Source data:
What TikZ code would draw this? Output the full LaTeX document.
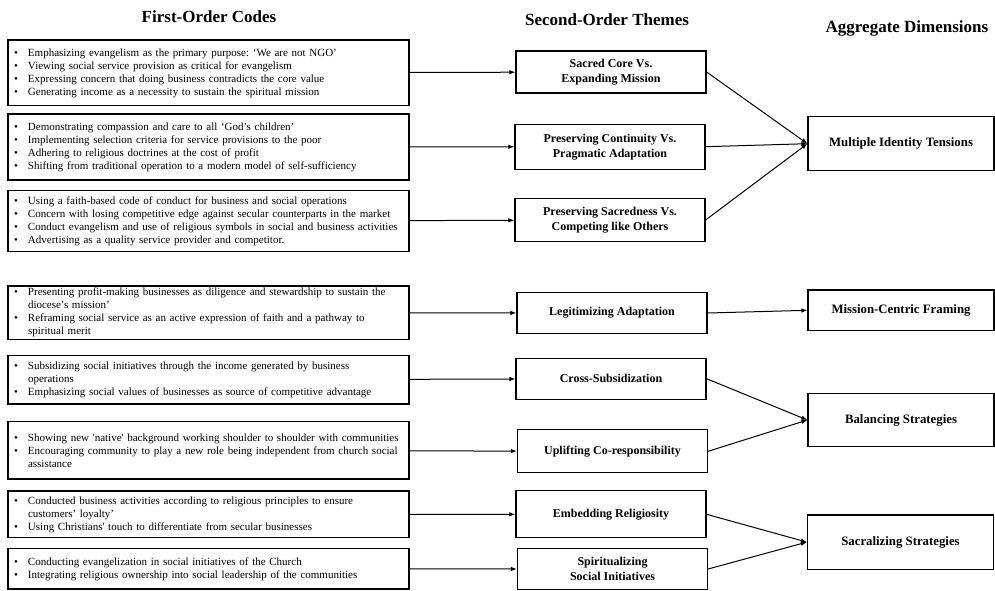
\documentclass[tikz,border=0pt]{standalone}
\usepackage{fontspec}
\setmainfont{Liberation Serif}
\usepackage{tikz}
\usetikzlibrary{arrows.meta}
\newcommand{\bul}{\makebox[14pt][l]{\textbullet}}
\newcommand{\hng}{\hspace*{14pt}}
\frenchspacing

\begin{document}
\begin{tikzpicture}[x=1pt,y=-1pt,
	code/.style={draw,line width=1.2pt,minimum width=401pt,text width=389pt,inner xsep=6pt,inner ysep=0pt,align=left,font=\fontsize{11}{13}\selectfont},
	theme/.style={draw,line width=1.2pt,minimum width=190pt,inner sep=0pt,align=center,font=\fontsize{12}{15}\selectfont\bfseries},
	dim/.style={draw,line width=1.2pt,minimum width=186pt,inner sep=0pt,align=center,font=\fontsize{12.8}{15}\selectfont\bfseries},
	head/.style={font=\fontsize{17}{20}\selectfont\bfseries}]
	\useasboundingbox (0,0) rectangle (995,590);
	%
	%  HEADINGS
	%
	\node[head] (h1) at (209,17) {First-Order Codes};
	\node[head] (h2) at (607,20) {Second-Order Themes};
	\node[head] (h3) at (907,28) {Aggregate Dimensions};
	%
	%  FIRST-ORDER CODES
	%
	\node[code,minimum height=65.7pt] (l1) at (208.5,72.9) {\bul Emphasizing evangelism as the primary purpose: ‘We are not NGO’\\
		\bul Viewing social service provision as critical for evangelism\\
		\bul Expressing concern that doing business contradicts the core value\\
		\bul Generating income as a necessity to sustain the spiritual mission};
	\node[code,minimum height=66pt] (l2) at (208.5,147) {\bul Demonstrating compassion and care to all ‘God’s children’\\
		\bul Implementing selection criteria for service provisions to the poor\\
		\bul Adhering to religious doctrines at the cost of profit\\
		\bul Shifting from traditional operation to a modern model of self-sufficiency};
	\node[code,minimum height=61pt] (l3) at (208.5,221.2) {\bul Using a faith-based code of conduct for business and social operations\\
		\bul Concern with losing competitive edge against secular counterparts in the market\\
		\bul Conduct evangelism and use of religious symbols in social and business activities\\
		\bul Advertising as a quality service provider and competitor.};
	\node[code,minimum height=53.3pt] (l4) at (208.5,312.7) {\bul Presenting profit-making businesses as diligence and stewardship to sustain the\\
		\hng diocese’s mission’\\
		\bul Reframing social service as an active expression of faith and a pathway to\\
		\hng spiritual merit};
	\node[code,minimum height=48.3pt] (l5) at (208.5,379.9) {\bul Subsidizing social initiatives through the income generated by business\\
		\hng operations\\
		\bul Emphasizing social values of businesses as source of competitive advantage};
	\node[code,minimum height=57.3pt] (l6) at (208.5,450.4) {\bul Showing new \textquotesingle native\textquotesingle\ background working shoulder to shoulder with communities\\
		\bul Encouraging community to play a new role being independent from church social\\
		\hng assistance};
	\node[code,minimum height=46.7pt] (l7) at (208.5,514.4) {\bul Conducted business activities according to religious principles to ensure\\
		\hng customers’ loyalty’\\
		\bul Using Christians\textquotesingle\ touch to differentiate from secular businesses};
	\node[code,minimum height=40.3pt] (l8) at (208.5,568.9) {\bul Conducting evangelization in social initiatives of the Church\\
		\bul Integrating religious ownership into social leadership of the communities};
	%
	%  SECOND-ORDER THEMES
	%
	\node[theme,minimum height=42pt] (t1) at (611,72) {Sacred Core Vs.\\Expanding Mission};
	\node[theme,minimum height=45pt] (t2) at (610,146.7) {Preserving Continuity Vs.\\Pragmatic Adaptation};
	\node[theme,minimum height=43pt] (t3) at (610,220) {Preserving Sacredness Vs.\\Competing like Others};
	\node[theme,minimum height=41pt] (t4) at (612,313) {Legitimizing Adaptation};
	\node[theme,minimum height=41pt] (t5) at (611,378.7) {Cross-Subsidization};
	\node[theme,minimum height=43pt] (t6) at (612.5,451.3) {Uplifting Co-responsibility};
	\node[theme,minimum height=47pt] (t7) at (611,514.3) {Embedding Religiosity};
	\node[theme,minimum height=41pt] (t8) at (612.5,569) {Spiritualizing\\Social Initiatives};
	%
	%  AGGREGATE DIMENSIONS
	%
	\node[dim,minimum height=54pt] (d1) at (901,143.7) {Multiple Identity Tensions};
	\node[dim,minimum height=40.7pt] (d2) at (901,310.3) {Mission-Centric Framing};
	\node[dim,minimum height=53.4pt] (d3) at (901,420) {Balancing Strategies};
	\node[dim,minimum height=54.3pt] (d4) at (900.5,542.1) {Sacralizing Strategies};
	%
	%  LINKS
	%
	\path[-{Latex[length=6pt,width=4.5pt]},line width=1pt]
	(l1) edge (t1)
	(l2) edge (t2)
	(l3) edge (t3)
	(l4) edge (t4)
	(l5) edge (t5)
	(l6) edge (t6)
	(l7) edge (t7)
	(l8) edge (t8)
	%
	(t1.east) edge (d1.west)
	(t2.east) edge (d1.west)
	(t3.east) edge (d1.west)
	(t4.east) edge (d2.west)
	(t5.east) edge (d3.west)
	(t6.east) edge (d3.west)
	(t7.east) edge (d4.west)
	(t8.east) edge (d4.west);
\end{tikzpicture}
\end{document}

Exercise: Copy the listing in full and without alteration, omitting every picture.

Task output:
What TikZ code would draw this? Output the full LaTeX document.
\documentclass[tikz,border=0pt]{standalone}
\usepackage{fontspec}
\setmainfont{Liberation Serif}
\usepackage{tikz}
\usetikzlibrary{arrows.meta}
\newcommand{\bul}{\makebox[14pt][l]{\textbullet}}
\newcommand{\hng}{\hspace*{14pt}}
\frenchspacing

\begin{document}
\begin{tikzpicture}[x=1pt,y=-1pt,
	code/.style={draw,line width=1.2pt,minimum width=401pt,text width=389pt,inner xsep=6pt,inner ysep=0pt,align=left,font=\fontsize{11}{13}\selectfont},
	theme/.style={draw,line width=1.2pt,minimum width=190pt,inner sep=0pt,align=center,font=\fontsize{12}{15}\selectfont\bfseries},
	dim/.style={draw,line width=1.2pt,minimum width=186pt,inner sep=0pt,align=center,font=\fontsize{12.8}{15}\selectfont\bfseries},
	head/.style={font=\fontsize{17}{20}\selectfont\bfseries}]
	\useasboundingbox (0,0) rectangle (995,590);
	%
	%  HEADINGS
	%
	\node[head] (h1) at (209,17) {First-Order Codes};
	\node[head] (h2) at (607,20) {Second-Order Themes};
	\node[head] (h3) at (907,28) {Aggregate Dimensions};
	%
	%  FIRST-ORDER CODES
	%
	\node[code,minimum height=65.7pt] (l1) at (208.5,72.9) {\bul Emphasizing evangelism as the primary purpose: ‘We are not NGO’\\
		\bul Viewing social service provision as critical for evangelism\\
		\bul Expressing concern that doing business contradicts the core value\\
		\bul Generating income as a necessity to sustain the spiritual mission};
	\node[code,minimum height=66pt] (l2) at (208.5,147) {\bul Demonstrating compassion and care to all ‘God’s children’\\
		\bul Implementing selection criteria for service provisions to the poor\\
		\bul Adhering to religious doctrines at the cost of profit\\
		\bul Shifting from traditional operation to a modern model of self-sufficiency};
	\node[code,minimum height=61pt] (l3) at (208.5,221.2) {\bul Using a faith-based code of conduct for business and social operations\\
		\bul Concern with losing competitive edge against secular counterparts in the market\\
		\bul Conduct evangelism and use of religious symbols in social and business activities\\
		\bul Advertising as a quality service provider and competitor.};
	\node[code,minimum height=53.3pt] (l4) at (208.5,312.7) {\bul Presenting profit-making businesses as diligence and stewardship to sustain the\\
		\hng diocese’s mission’\\
		\bul Reframing social service as an active expression of faith and a pathway to\\
		\hng spiritual merit};
	\node[code,minimum height=48.3pt] (l5) at (208.5,379.9) {\bul Subsidizing social initiatives through the income generated by business\\
		\hng operations\\
		\bul Emphasizing social values of businesses as source of competitive advantage};
	\node[code,minimum height=57.3pt] (l6) at (208.5,450.4) {\bul Showing new \textquotesingle native\textquotesingle\ background working shoulder to shoulder with communities\\
		\bul Encouraging community to play a new role being independent from church social\\
		\hng assistance};
	\node[code,minimum height=46.7pt] (l7) at (208.5,514.4) {\bul Conducted business activities according to religious principles to ensure\\
		\hng customers’ loyalty’\\
		\bul Using Christians\textquotesingle\ touch to differentiate from secular businesses};
	\node[code,minimum height=40.3pt] (l8) at (208.5,568.9) {\bul Conducting evangelization in social initiatives of the Church\\
		\bul Integrating religious ownership into social leadership of the communities};
	%
	%  SECOND-ORDER THEMES
	%
	\node[theme,minimum height=42pt] (t1) at (611,72) {Sacred Core Vs.\\Expanding Mission};
	\node[theme,minimum height=45pt] (t2) at (610,146.7) {Preserving Continuity Vs.\\Pragmatic Adaptation};
	\node[theme,minimum height=43pt] (t3) at (610,220) {Preserving Sacredness Vs.\\Competing like Others};
	\node[theme,minimum height=41pt] (t4) at (612,313) {Legitimizing Adaptation};
	\node[theme,minimum height=41pt] (t5) at (611,378.7) {Cross-Subsidization};
	\node[theme,minimum height=43pt] (t6) at (612.5,451.3) {Uplifting Co-responsibility};
	\node[theme,minimum height=47pt] (t7) at (611,514.3) {Embedding Religiosity};
	\node[theme,minimum height=41pt] (t8) at (612.5,569) {Spiritualizing\\Social Initiatives};
	%
	%  AGGREGATE DIMENSIONS
	%
	\node[dim,minimum height=54pt] (d1) at (901,143.7) {Multiple Identity Tensions};
	\node[dim,minimum height=40.7pt] (d2) at (901,310.3) {Mission-Centric Framing};
	\node[dim,minimum height=53.4pt] (d3) at (901,420) {Balancing Strategies};
	\node[dim,minimum height=54.3pt] (d4) at (900.5,542.1) {Sacralizing Strategies};
	%
	%  LINKS
	%
	\path[-{Latex[length=6pt,width=4.5pt]},line width=1pt]
	(l1) edge (t1)
	(l2) edge (t2)
	(l3) edge (t3)
	(l4) edge (t4)
	(l5) edge (t5)
	(l6) edge (t6)
	(l7) edge (t7)
	(l8) edge (t8)
	%
	(t1.east) edge (d1.west)
	(t2.east) edge (d1.west)
	(t3.east) edge (d1.west)
	(t4.east) edge (d2.west)
	(t5.east) edge (d3.west)
	(t6.east) edge (d3.west)
	(t7.east) edge (d4.west)
	(t8.east) edge (d4.west);
\end{tikzpicture}
\end{document}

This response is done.